■ **Written exercise**
Transcribe all of the data exactly. Omit the pictures.

■ **Supplied data**
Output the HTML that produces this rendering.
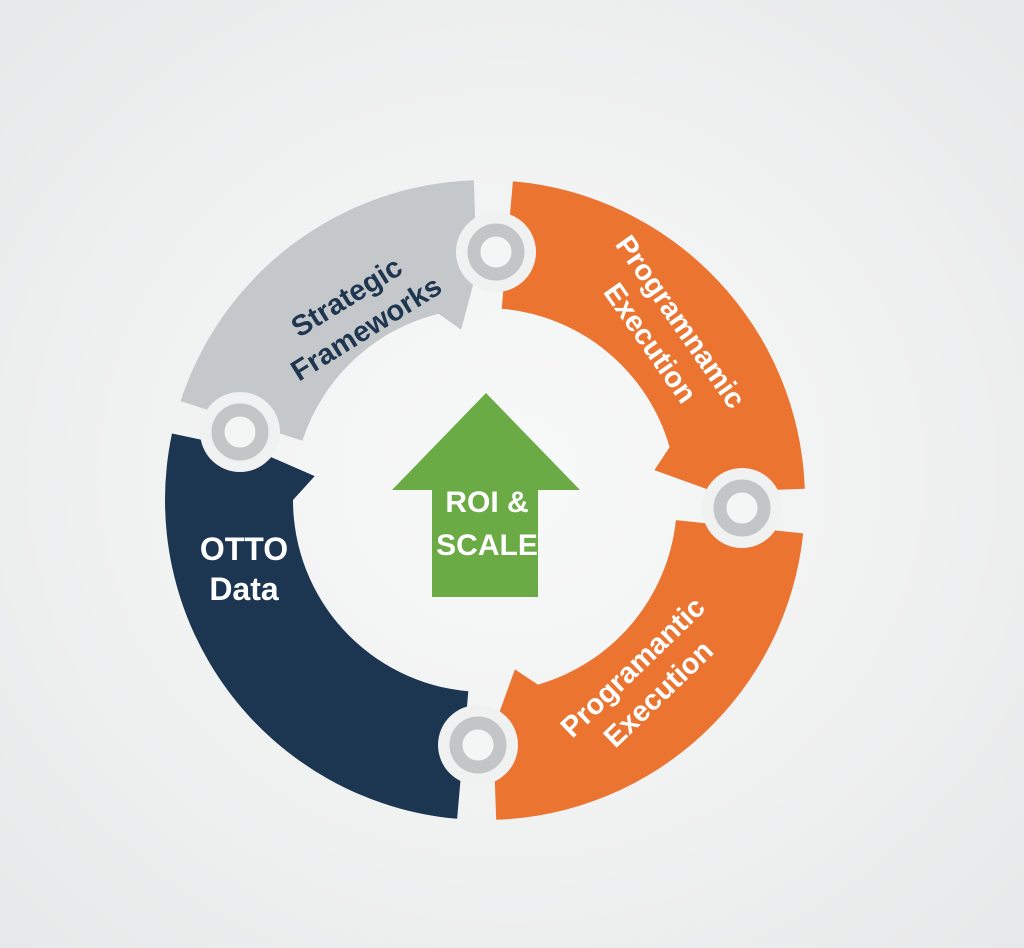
<!DOCTYPE html>
<html><head><meta charset="utf-8"><style>
html,body{margin:0;padding:0;}
body{width:1024px;height:948px;overflow:hidden;background:radial-gradient(ellipse at 50% 50%,#f8f9f9 0%,#f0f1f1 55%,#e7e8e9 100%);}
svg{display:block}
text{font-family:"Liberation Sans",sans-serif;font-weight:bold;}
</style></head><body>
<svg width="1024" height="948" viewBox="0 0 1024 948">
<path d="M457.1,818.8 A320,320 0 0 1 172,433.5 L260,452.2 L314.7,476.1 L293,500 A192,192 0 0 0 468.3,691.3 Z" fill="#1c3551"/>
<path d="M302.4,440.7 L180.6,401.1 A320,320 0 0 1 473.8,180.2 L477,270.1 L461.1,329.7 L438.6,313.7 A192,192 0 0 0 302.4,440.7 Z" fill="#c5c8cb"/>
<path d="M501.7,308.7 L512.9,181.2 A320,320 0 0 1 804.8,488.8 L714.9,492 L654.4,470.1 L669.6,447.1 A192,192 0 0 0 501.7,308.7 Z" fill="#ec7431"/>
<path d="M675.9,520.1 L803.2,533.4 A320,320 0 0 1 496.2,819.8 L493,729.9 L514.9,669.4 L537.9,684.6 A192,192 0 0 0 675.9,520.1 Z" fill="#ec7431"/>
<g>
<circle cx="496" cy="252" r="40" fill="#f0f1f1"/><circle cx="496" cy="252" r="22" fill="#f4f5f5" stroke="#c3c5c7" stroke-width="13"/>
<circle cx="742" cy="508" r="40" fill="#f0f1f1"/><circle cx="742" cy="508" r="22" fill="#f4f5f5" stroke="#c3c5c7" stroke-width="13"/>
<circle cx="478" cy="745" r="40" fill="#f0f1f1"/><circle cx="478" cy="745" r="22" fill="#f4f5f5" stroke="#c3c5c7" stroke-width="13"/>
<circle cx="240" cy="432" r="40" fill="#f0f1f1"/><circle cx="240" cy="432" r="22" fill="#f4f5f5" stroke="#c3c5c7" stroke-width="13"/>
</g>
<path d="M486,393 L580,490 L538,490 L538,597 L432,597 L432,490 L392,490 Z" fill="#6aab46"/>
<text x="487" y="512" font-size="30" fill="#fff" text-anchor="middle">ROI &amp;</text>
<text x="487" y="555" font-size="30" fill="#fff" text-anchor="middle">SCALE</text>
<text x="244" y="560" font-size="32" fill="#fff" text-anchor="middle">OTTO</text>
<text x="244" y="600" font-size="32" fill="#fff" text-anchor="middle">Data</text>
<g transform="translate(356,312) rotate(-32)">
<text x="0" y="-8" font-size="29" fill="#1f3650" text-anchor="middle">Strategic</text>
<text x="0" y="29" font-size="29" fill="#1f3650" text-anchor="middle">Frameworks</text>
</g>
<g transform="translate(666,332) rotate(55)">
<text x="0" y="-8" font-size="29" fill="#fff" text-anchor="middle">Programnamic</text>
<text x="0" y="29" font-size="29" fill="#fff" text-anchor="middle">Execution</text>
</g>
<g transform="translate(645,680) rotate(-44)">
<text x="0" y="-8" font-size="29" fill="#fff" text-anchor="middle">Programantic</text>
<text x="0" y="29" font-size="29" fill="#fff" text-anchor="middle">Execution</text>
</g>
</svg>
</body></html>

■ **The response**
Output the HTML that produces this rendering.
<!DOCTYPE html>
<html><head><meta charset="utf-8"><style>
html,body{margin:0;padding:0;}
body{width:1024px;height:948px;overflow:hidden;background:radial-gradient(ellipse at 50% 50%,#f8f9f9 0%,#f0f1f1 55%,#e7e8e9 100%);}
svg{display:block}
text{font-family:"Liberation Sans",sans-serif;font-weight:bold;}
</style></head><body>
<svg width="1024" height="948" viewBox="0 0 1024 948">
<path d="M457.1,818.8 A320,320 0 0 1 172,433.5 L260,452.2 L314.7,476.1 L293,500 A192,192 0 0 0 468.3,691.3 Z" fill="#1c3551"/>
<path d="M302.4,440.7 L180.6,401.1 A320,320 0 0 1 473.8,180.2 L477,270.1 L461.1,329.7 L438.6,313.7 A192,192 0 0 0 302.4,440.7 Z" fill="#c5c8cb"/>
<path d="M501.7,308.7 L512.9,181.2 A320,320 0 0 1 804.8,488.8 L714.9,492 L654.4,470.1 L669.6,447.1 A192,192 0 0 0 501.7,308.7 Z" fill="#ec7431"/>
<path d="M675.9,520.1 L803.2,533.4 A320,320 0 0 1 496.2,819.8 L493,729.9 L514.9,669.4 L537.9,684.6 A192,192 0 0 0 675.9,520.1 Z" fill="#ec7431"/>
<g>
<circle cx="496" cy="252" r="40" fill="#f0f1f1"/><circle cx="496" cy="252" r="22" fill="#f4f5f5" stroke="#c3c5c7" stroke-width="13"/>
<circle cx="742" cy="508" r="40" fill="#f0f1f1"/><circle cx="742" cy="508" r="22" fill="#f4f5f5" stroke="#c3c5c7" stroke-width="13"/>
<circle cx="478" cy="745" r="40" fill="#f0f1f1"/><circle cx="478" cy="745" r="22" fill="#f4f5f5" stroke="#c3c5c7" stroke-width="13"/>
<circle cx="240" cy="432" r="40" fill="#f0f1f1"/><circle cx="240" cy="432" r="22" fill="#f4f5f5" stroke="#c3c5c7" stroke-width="13"/>
</g>
<path d="M486,393 L580,490 L538,490 L538,597 L432,597 L432,490 L392,490 Z" fill="#6aab46"/>
<text x="487" y="512" font-size="30" fill="#fff" text-anchor="middle">ROI &amp;</text>
<text x="487" y="555" font-size="30" fill="#fff" text-anchor="middle">SCALE</text>
<text x="244" y="560" font-size="32" fill="#fff" text-anchor="middle">OTTO</text>
<text x="244" y="600" font-size="32" fill="#fff" text-anchor="middle">Data</text>
<g transform="translate(356,312) rotate(-32)">
<text x="0" y="-8" font-size="29" fill="#1f3650" text-anchor="middle">Strategic</text>
<text x="0" y="29" font-size="29" fill="#1f3650" text-anchor="middle">Frameworks</text>
</g>
<g transform="translate(666,332) rotate(55)">
<text x="0" y="-8" font-size="29" fill="#fff" text-anchor="middle">Programnamic</text>
<text x="0" y="29" font-size="29" fill="#fff" text-anchor="middle">Execution</text>
</g>
<g transform="translate(645,680) rotate(-44)">
<text x="0" y="-8" font-size="29" fill="#fff" text-anchor="middle">Programantic</text>
<text x="0" y="29" font-size="29" fill="#fff" text-anchor="middle">Execution</text>
</g>
</svg>
</body></html>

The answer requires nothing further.